わが家の一人娘は、今年小学校に上がったばかりの6歳だ。一昨日、その娘が言った。

「いろいろな係をしっかり決めよう!
わたし、カギを開ける係と電気のスイッチ押す係やる!」

外出先から帰ったときに、家の扉を開けて照明を点ける係のことだ。

娘は続けて、パパは◯◯係、自分は◯◯係と、いくつもの係を指名していった。そしていくつ目かでこう言った。

「わたし、ママがむせたとき『大丈夫?』って言う係やる!何回も何回も何回も『大丈夫?』って言い続けるから、パパはその間に痰を吸う機械を持ってくる係ね!」

娘の発言には時々驚かされることがある。最近の発言で印象に残ったものをいくつか書いてみようと思う。

今月初めの6月1日に、小学校の授業参観があった。車椅子を押して妻と一緒に学校に行き、娘に近づいたところ、クラスメートがやや驚いた様子を見せた。間髪を入れずに娘がクラスメートに説明した。

「ママは長く歩けないから車椅子に乗ってるんだよ!」

状況に戸惑って言葉が出なかったりしてもおかしくなかろうに、しっかりと説明した娘に少し驚いた。親ばかだが、娘を偉いと思った。

娘が小学校に入学して2ヶ月以上経つ。毎朝登校のとき、義母が通学班の集合場所まで送ってくれているが、今週、その義母が熱を出してしまった。

義母が無理となると、僕は仕事に行かねばならないし、妻にも頼めないしで、誰も付き添いができない。

集合場所は家から2~30mの近さだし、もう2ヶ月以上毎日通っているし、一人で行ける?と娘にきいてみた。「大丈夫」と言うので、付き添いなしで出掛けさせてみた。結果、無事一人で登下校することができ、案ずるより生むが易しだった。

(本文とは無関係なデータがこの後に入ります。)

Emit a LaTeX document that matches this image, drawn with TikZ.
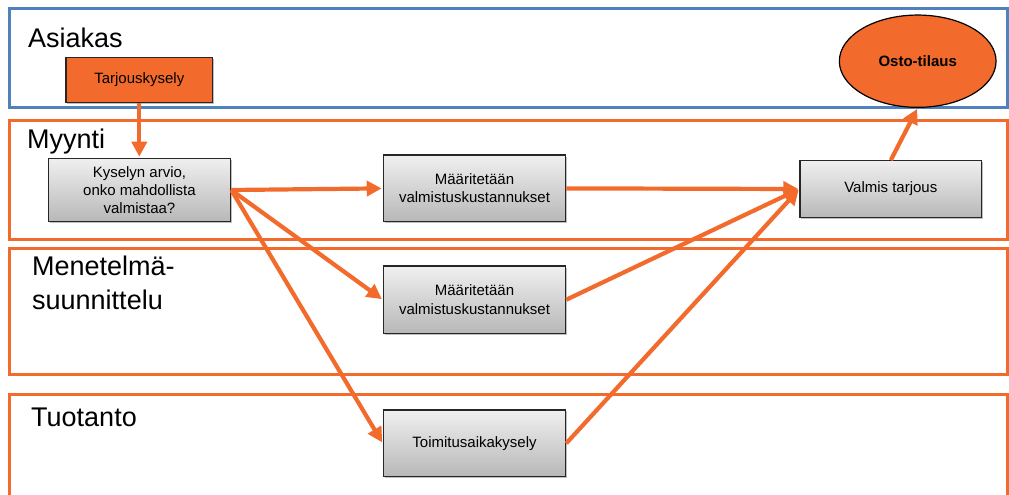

その日の夜、何か変わったことはなかったか尋ねてみた。

通学班の集合場所で見守りをしていた大人の人に「今日は一人なの?」と聞かれたのだそうだ。そこで娘は、

「ばあちゃんは熱を出して来れないし、ママも病気だから一人で来た!」

と答えたそうだ。

そう言えば、ママは病気だから送れないといった説明を特にしなかったと思う。言わなくても分かってくれたようだ。「ママ付いてきて」とダダをこねることもなかった。

少し前、訪問看護ステーションでカンファレンスを受けたとき、

『親が ”がん” になったとき子どもに何を伝え、どう支えるか』

という冊子をもらった。ケアマネさんや看護師さんらが、ALSとがんでは病気は違うが参考になるのではと言ってくださった。

『子どもは何かを感じ取っています。
「心配させたくないから子どもには知らせない方が良い」という考え方もありますが、子どもは、親の病気について情報が与えられなくても、いつもと違う何かが起こっていることに気づきます。
そして、何も知らされないことによって、一人で実際以上に悪い想像を膨らませ、より大きな不安感を持ってしまうこともあるのです。』

と書かれており、総じて隠すよりも家族の一員として説明した方がよいという主旨だった。
その他、子供は、自分が悪いことをしたせいでお母さんが病気になってしまったと思い込む傾向があることなどが書かれており、以前ブログでakikoさんに教えていただいたとおりだった。

会話が難しい他、入院、点滴、胃ろう、痰吸引、バイパップ、車椅子と、病気のことは隠しようがない。もちろん、娘も何かを感じ取っているだろう。

一方で、病名などは詳しく話していないが、どこかで、少なくともいたわるべき病気だと感じているようだ。

病気とは関係ないかも知れないが、娘はママに優しい。ねこのぬいぐるみを抱いて、


「ママ好きにゃー!」
と寄っていって、ママにじゃれついたりする。パパのところにも来てよというと、
「パパ嫌いにゃ、ガリッ!」
と言って、爪で引っ掻く真似をし、ママとパパをしっかり差別化する。

「大丈夫係」の娘に、今後どこまで話していくべきか悩んでいる。しかし本当は僕が、妻と娘への「大丈夫係」にならなければいけないのだろう。